### Material provided
※

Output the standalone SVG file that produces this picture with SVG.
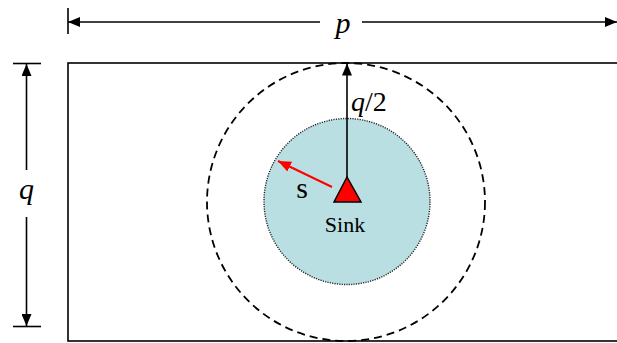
<svg xmlns="http://www.w3.org/2000/svg" width="617" height="343" viewBox="0 0 617 343">
<style>
.ln{stroke:#000;stroke-width:1.6;fill:none}
.it{font-style:italic}
</style>
<defs>
<marker id="ah" viewBox="0 0 12 10" refX="12" refY="5" markerWidth="12" markerHeight="10" markerUnits="userSpaceOnUse" orient="auto"><path d="M0,0L12,5L0,10z" fill="#000"/></marker>
<marker id="ahr" viewBox="0 0 12 10" refX="12" refY="5" markerWidth="13" markerHeight="11" markerUnits="userSpaceOnUse" orient="auto"><path d="M0,0L12,5L0,10z" fill="#f00"/></marker>
</defs>
<rect x="0" y="0" width="617" height="343" fill="#fff"/>
<g id="area">
<rect x="68" y="63" width="570" height="278" class="ln"/>
</g>
<g id="outer-circle">
<circle cx="346" cy="202" r="139" fill="none" stroke="#000" stroke-width="1.8" stroke-dasharray="8,5"/>
</g>
<g id="inner-circle">
<circle cx="347" cy="201.5" r="83" fill="#b9dfe3" stroke="#222" stroke-width="1.4" stroke-dasharray="1.2,1.2"/>
</g>
<g id="connectors">
<line x1="68" y1="8" x2="68" y2="34" class="ln"/>
<line x1="320" y1="22" x2="68" y2="22" class="ln" marker-end="url(#ah)"/>
<line x1="362" y1="22" x2="617" y2="22" class="ln" marker-end="url(#ah)"/>
<line x1="13" y1="63.5" x2="41" y2="63.5" class="ln"/>
<line x1="13" y1="326.5" x2="41" y2="326.5" class="ln"/>
<line x1="26.5" y1="170" x2="26.5" y2="64" class="ln" marker-end="url(#ah)"/>
<line x1="26.5" y1="217" x2="26.5" y2="326" class="ln" marker-end="url(#ah)"/>
<line x1="347" y1="177" x2="347" y2="63.5" class="ln" marker-end="url(#ah)"/>
<line x1="332" y1="187" x2="278" y2="161" stroke="#f00" stroke-width="2" marker-end="url(#ahr)"/>
</g>
<g id="sink" font-family="Liberation Serif, Times New Roman, serif">
<polygon points="347,177 334,202 361,202" fill="#f00" stroke="#000" stroke-width="1.5"/>
<text x="345" y="232" font-size="22" text-anchor="middle">Sink</text>
</g>
<g id="labels" font-family="Liberation Serif, Times New Roman, serif">
<text x="343" y="33" class="it" font-size="30" text-anchor="middle">p</text>
<text x="26.5" y="199" class="it" font-size="30" text-anchor="middle">q</text>
<text x="351" y="111" font-size="28"><tspan class="it">q</tspan>/2</text>
<text x="302" y="198" font-size="30" text-anchor="middle">s</text>
</g>
</svg>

※

Return the listing above word for word, with the pictures removed.

Output the standalone SVG file that produces this picture with SVG.
<svg xmlns="http://www.w3.org/2000/svg" width="617" height="343" viewBox="0 0 617 343">
<style>
.ln{stroke:#000;stroke-width:1.6;fill:none}
.it{font-style:italic}
</style>
<defs>
<marker id="ah" viewBox="0 0 12 10" refX="12" refY="5" markerWidth="12" markerHeight="10" markerUnits="userSpaceOnUse" orient="auto"><path d="M0,0L12,5L0,10z" fill="#000"/></marker>
<marker id="ahr" viewBox="0 0 12 10" refX="12" refY="5" markerWidth="13" markerHeight="11" markerUnits="userSpaceOnUse" orient="auto"><path d="M0,0L12,5L0,10z" fill="#f00"/></marker>
</defs>
<rect x="0" y="0" width="617" height="343" fill="#fff"/>
<g id="area">
<rect x="68" y="63" width="570" height="278" class="ln"/>
</g>
<g id="outer-circle">
<circle cx="346" cy="202" r="139" fill="none" stroke="#000" stroke-width="1.8" stroke-dasharray="8,5"/>
</g>
<g id="inner-circle">
<circle cx="347" cy="201.5" r="83" fill="#b9dfe3" stroke="#222" stroke-width="1.4" stroke-dasharray="1.2,1.2"/>
</g>
<g id="connectors">
<line x1="68" y1="8" x2="68" y2="34" class="ln"/>
<line x1="320" y1="22" x2="68" y2="22" class="ln" marker-end="url(#ah)"/>
<line x1="362" y1="22" x2="617" y2="22" class="ln" marker-end="url(#ah)"/>
<line x1="13" y1="63.5" x2="41" y2="63.5" class="ln"/>
<line x1="13" y1="326.5" x2="41" y2="326.5" class="ln"/>
<line x1="26.5" y1="170" x2="26.5" y2="64" class="ln" marker-end="url(#ah)"/>
<line x1="26.5" y1="217" x2="26.5" y2="326" class="ln" marker-end="url(#ah)"/>
<line x1="347" y1="177" x2="347" y2="63.5" class="ln" marker-end="url(#ah)"/>
<line x1="332" y1="187" x2="278" y2="161" stroke="#f00" stroke-width="2" marker-end="url(#ahr)"/>
</g>
<g id="sink" font-family="Liberation Serif, Times New Roman, serif">
<polygon points="347,177 334,202 361,202" fill="#f00" stroke="#000" stroke-width="1.5"/>
<text x="345" y="232" font-size="22" text-anchor="middle">Sink</text>
</g>
<g id="labels" font-family="Liberation Serif, Times New Roman, serif">
<text x="343" y="33" class="it" font-size="30" text-anchor="middle">p</text>
<text x="26.5" y="199" class="it" font-size="30" text-anchor="middle">q</text>
<text x="351" y="111" font-size="28"><tspan class="it">q</tspan>/2</text>
<text x="302" y="198" font-size="30" text-anchor="middle">s</text>
</g>
</svg>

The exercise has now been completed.